**Task to carry out**
Without the pictures, output the lines of the material from the very first through the one that holds "const yTicks = [40, 50, 60, 70, 80, 90, 100, 110];".

==== Stored data ====

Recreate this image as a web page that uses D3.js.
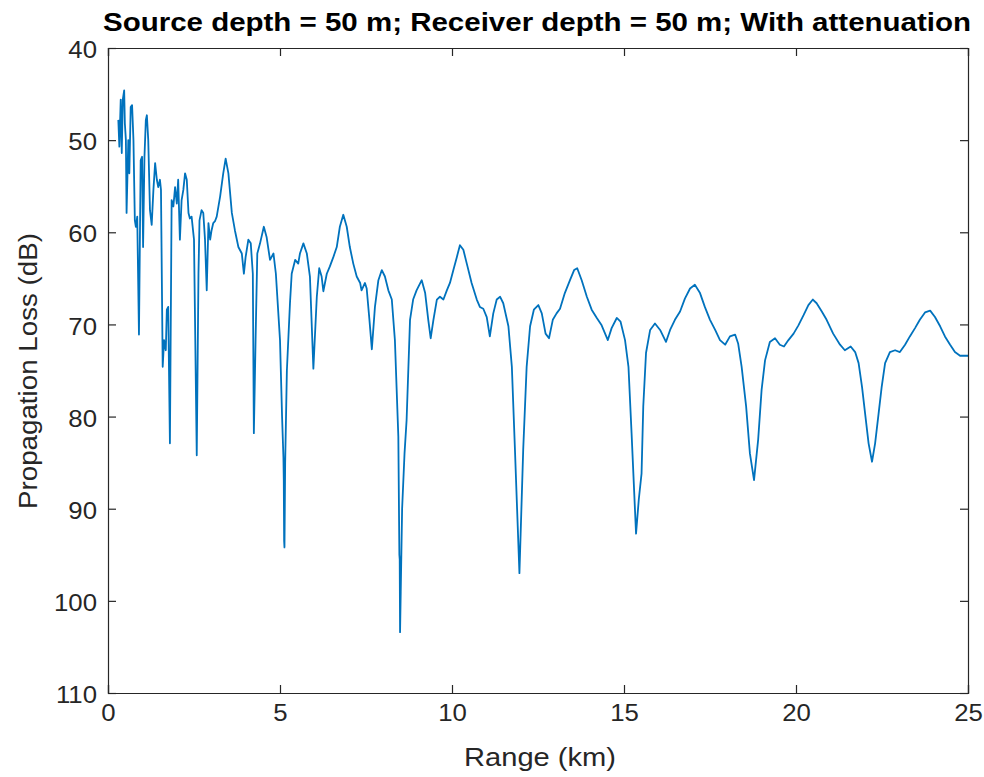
<!DOCTYPE html>
<html>
<head>
<meta charset="utf-8">
<script src="https://cdn.jsdelivr.net/npm/d3@7"></script>
<style>
  html, body { margin: 0; padding: 0; background: #fff; }
  svg { display: block; }
  text { font-family: "Liberation Sans", Arial, Helvetica, sans-serif; }
</style>
</head>
<body>
<svg id="chart" width="984" height="777"></svg>
<script>
// ---- data ----
const titleText = "Source depth = 50 m; Receiver depth = 50 m; With attenuation";
const xLabel = "Range (km)";
const yLabel = "Propagation Loss (dB)";
const xTicks = [0, 5, 10, 15, 20, 25];
const yTicks = [40, 50, 60, 70, 80, 90, 100, 110];

const rangeKm = [
  0.30, 0.33, 0.37, 0.40, 0.43, 0.47, 0.49, 0.52, 0.54, 0.59, 0.62, 0.66, 0.70, 0.74, 0.78, 0.81,
  0.85, 0.90, 0.95, 0.99, 1.02, 1.06, 1.10, 1.13, 1.17, 1.22, 1.27, 1.32, 1.37, 1.42, 1.46, 1.51,
  1.54, 1.59, 1.63, 1.68, 1.71, 1.75, 1.80, 1.85, 1.90, 1.95, 2.00, 2.04, 2.09, 2.14, 2.19, 2.24,
  2.29, 2.34, 2.38, 2.43, 2.50, 2.58, 2.63, 2.66, 2.72, 2.77, 2.82, 2.87, 2.92, 2.97, 3.01, 3.06,
  3.11, 3.16, 3.26, 3.35, 3.42, 3.50, 3.60, 3.69, 3.79, 3.89, 3.95, 4.00, 4.08, 4.15, 4.21, 4.24,
  4.29, 4.34, 4.42, 4.53, 4.61, 4.71, 4.81, 4.88, 5.00, 5.06, 5.10, 5.11, 5.12, 5.13, 5.15, 5.20,
  5.29, 5.34, 5.44, 5.53, 5.58, 5.68, 5.78, 5.87, 5.97, 6.07, 6.14, 6.21, 6.26, 6.36, 6.45, 6.55,
  6.65, 6.74, 6.84, 6.94, 7.03, 7.13, 7.23, 7.33, 7.37, 7.47, 7.52, 7.60, 7.67, 7.76, 7.86, 7.96,
  8.05, 8.15, 8.25, 8.34, 8.44, 8.47, 8.48, 8.49, 8.51, 8.55, 8.62, 8.68, 8.78, 8.87, 8.97, 9.12,
  9.22, 9.31, 9.38, 9.46, 9.56, 9.65, 9.75, 9.85, 9.94, 10.04, 10.14, 10.23, 10.33, 10.43, 10.57, 10.72,
  10.81, 10.91, 11.01, 11.10, 11.20, 11.30, 11.40, 11.49, 11.64, 11.74, 11.83, 11.96, 12.07, 12.17, 12.27, 12.38,
  12.51, 12.61, 12.72, 12.82, 12.93, 13.04, 13.14, 13.28, 13.43, 13.55, 13.64, 13.77, 13.92, 14.06, 14.21, 14.35,
  14.53, 14.64, 14.79, 14.90, 15.03, 15.13, 15.22, 15.35, 15.43, 15.51, 15.56, 15.64, 15.76, 15.90, 16.05, 16.22,
  16.34, 16.48, 16.63, 16.77, 16.92, 17.06, 17.21, 17.35, 17.50, 17.65, 17.79, 17.94, 18.08, 18.23, 18.32, 18.42,
  18.55, 18.66, 18.78, 18.90, 19.00, 19.10, 19.24, 19.39, 19.53, 19.65, 19.78, 19.93, 20.07, 20.22, 20.36, 20.49,
  20.60, 20.75, 20.89, 21.08, 21.28, 21.42, 21.59, 21.72, 21.82, 21.92, 22.01, 22.11, 22.21, 22.30, 22.40, 22.49,
  22.59, 22.73, 22.88, 23.02, 23.17, 23.31, 23.46, 23.60, 23.75, 23.90, 24.04, 24.19, 24.33, 24.48, 24.62, 24.77,
  25.00
];
const lossDb = [
  47.8, 50.7, 45.6, 51.4, 45.6, 44.6, 48.2, 50.0, 57.9, 50.0, 53.6, 46.4, 46.2, 50.0, 58.7, 59.4,
  58.3, 71.1, 52.2, 51.8, 61.6, 51.8, 47.8, 47.3, 50.0, 57.6, 59.2, 55.4, 52.5, 54.3, 55.1, 54.3,
  55.4, 74.6, 71.7, 72.8, 68.4, 68.1, 82.9, 56.5, 57.2, 55.1, 56.9, 54.3, 60.8, 56.5, 55.4, 53.6,
  54.3, 57.9, 58.5, 58.3, 60.8, 84.2, 64.5, 58.7, 57.6, 57.9, 60.8, 66.3, 59.0, 60.8, 59.8, 59.0,
  58.8, 58.3, 56.1, 53.6, 52.0, 53.6, 57.9, 59.8, 61.6, 62.3, 64.5, 62.7, 60.8, 61.2, 64.5, 81.8,
  71.7, 62.3, 61.2, 59.4, 60.5, 63.0, 62.3, 64.5, 71.7, 80.0, 84.5, 87.0, 93.5, 94.2, 85.0, 75.0,
  67.7, 64.5, 63.0, 63.4, 62.3, 61.2, 62.3, 64.8, 74.8, 67.0, 63.9, 64.8, 66.4, 64.5, 63.7, 62.7,
  61.6, 59.4, 58.1, 59.4, 61.6, 63.4, 64.8, 65.5, 66.3, 65.5, 66.1, 69.5, 72.7, 68.1, 65.2, 64.1,
  64.8, 66.3, 67.3, 71.7, 82.2, 95.0, 95.5, 103.4, 99.0, 90.0, 84.0, 80.4, 69.5, 67.3, 66.3, 65.2,
  66.6, 69.5, 71.5, 69.5, 67.3, 67.0, 67.3, 66.3, 65.5, 64.1, 62.7, 61.4, 61.9, 63.4, 65.5, 67.3,
  68.1, 68.3, 69.2, 71.3, 68.8, 67.3, 67.0, 67.7, 70.2, 74.6, 83.6, 97.0, 83.6, 74.6, 70.2, 68.4,
  67.9, 68.8, 71.0, 71.5, 69.5, 68.8, 68.3, 66.6, 65.2, 64.1, 63.9, 65.2, 67.0, 68.4, 69.3, 70.1,
  71.7, 70.4, 69.3, 69.7, 71.7, 74.6, 81.8, 92.7, 89.0, 86.2, 78.9, 73.1, 70.6, 69.9, 70.6, 71.9,
  70.6, 69.5, 68.6, 67.2, 66.1, 65.7, 66.6, 68.1, 69.5, 70.6, 71.7, 72.2, 71.3, 71.1, 72.1, 74.6,
  78.9, 84.0, 86.9, 82.5, 77.1, 73.9, 71.9, 71.5, 72.2, 72.4, 71.7, 71.0, 70.1, 69.0, 67.9, 67.3,
  67.7, 68.6, 69.5, 71.0, 72.2, 72.8, 72.4, 73.0, 74.2, 76.8, 79.7, 82.9, 84.9, 82.9, 79.7, 76.8,
  74.2, 73.0, 72.8, 73.0, 72.2, 71.3, 70.4, 69.5, 68.7, 68.5, 69.2, 70.2, 71.3, 72.2, 73.0, 73.4,
  73.4
];

// ---- layout ----
const margin = { left: 108, right: 16, top: 48, bottom: 84 };
const W = 984, H = 777;
const svg = d3.select("#chart");
const innerW = W - margin.left - margin.right;
const innerH = H - margin.top - margin.bottom;

const x = d3.scaleLinear().domain([0, 25]).range([margin.left, margin.left + innerW]);
const y = d3.scaleLinear().domain([40, 110]).range([margin.top, margin.top + innerH]);

const axisColor = "#262626";
const tickLen = 8;
const stretch = 1.12; // reference text is a bit wider than Liberation Sans

svg.append("rect").attr("x", 0).attr("y", 0).attr("width", W).attr("height", H).attr("fill", "#fff");

svg.append("defs").append("clipPath").attr("id", "clip")
  .append("rect").attr("x", margin.left).attr("y", margin.top).attr("width", innerW).attr("height", innerH);

// data line
const pts = rangeKm.map((r, i) => [r, lossDb[i]]);
const line = d3.line().x(d => x(d[0])).y(d => y(d[1]));
svg.append("path")
  .datum(pts)
  .attr("clip-path", "url(#clip)")
  .attr("fill", "none")
  .attr("stroke", "#0072BD")
  .attr("stroke-width", 1.8)
  .attr("stroke-linejoin", "round")
  .attr("d", line);

// axes (ticks pointing inward)
const fmt = d3.format("d");
const xAxisB = d3.axisBottom(x).tickValues(xTicks).tickSize(-tickLen).tickPadding(12).tickFormat(fmt);
const xAxisT = d3.axisTop(x).tickValues(xTicks).tickSize(-tickLen).tickFormat("");
const yAxisL = d3.axisLeft(y).tickValues(yTicks).tickSize(-tickLen).tickPadding(11).tickFormat(fmt);
const yAxisR = d3.axisRight(y).tickValues(yTicks).tickSize(-tickLen).tickFormat("");

function widen(sel) {
  sel.each(function () {
    const w = this.getComputedTextLength();
    d3.select(this).attr("textLength", w * stretch).attr("lengthAdjust", "spacingAndGlyphs");
  });
}

function style(g) {
  g.selectAll("path.domain").attr("stroke", axisColor).attr("stroke-width", 1.2);
  g.selectAll(".tick line").attr("stroke", axisColor).attr("stroke-width", 1.2);
  g.selectAll(".tick text").attr("fill", axisColor).style("font-size", "23px")
    .style("font-family", "'Liberation Sans', Arial, sans-serif");
}

svg.append("g").attr("transform", `translate(0,${margin.top + innerH})`).call(xAxisB).call(style)
  .selectAll(".tick text").call(widen);
svg.append("g").attr("transform", `translate(0,${margin.top})`).call(xAxisT).call(style);
svg.append("g").attr("transform", `translate(${margin.left},0)`).call(yAxisL).call(style)
  .selectAll(".tick text").attr("dy", "0.42em").call(widen);
svg.append("g").attr("transform", `translate(${margin.left + innerW},0)`).call(yAxisR).call(style);

// title
svg.append("text")
  .attr("x", 537)
  .attr("y", 31)
  .attr("text-anchor", "middle")
  .attr("fill", "#000")
  .style("font-size", "25px")
  .style("font-weight", "bold")
  .attr("textLength", 868)
  .attr("lengthAdjust", "spacingAndGlyphs")
  .text(titleText);

// axis labels
svg.append("text")
  .attr("x", 540)
  .attr("y", 766)
  .attr("text-anchor", "middle")
  .attr("fill", axisColor)
  .style("font-size", "26px")
  .attr("textLength", 152)
  .attr("lengthAdjust", "spacingAndGlyphs")
  .text(xLabel);

svg.append("text")
  .attr("transform", `translate(37,371) rotate(-90)`)
  .attr("text-anchor", "middle")
  .attr("fill", axisColor)
  .style("font-size", "26px")
  .attr("textLength", 276)
  .attr("lengthAdjust", "spacingAndGlyphs")
  .text(yLabel);
</script>
</body>
</html>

====

**Result below**
Recreate this image as a web page that uses D3.js.
<!DOCTYPE html>
<html>
<head>
<meta charset="utf-8">
<script src="https://cdn.jsdelivr.net/npm/d3@7"></script>
<style>
  html, body { margin: 0; padding: 0; background: #fff; }
  svg { display: block; }
  text { font-family: "Liberation Sans", Arial, Helvetica, sans-serif; }
</style>
</head>
<body>
<svg id="chart" width="984" height="777"></svg>
<script>
// ---- data ----
const titleText = "Source depth = 50 m; Receiver depth = 50 m; With attenuation";
const xLabel = "Range (km)";
const yLabel = "Propagation Loss (dB)";
const xTicks = [0, 5, 10, 15, 20, 25];
const yTicks = [40, 50, 60, 70, 80, 90, 100, 110];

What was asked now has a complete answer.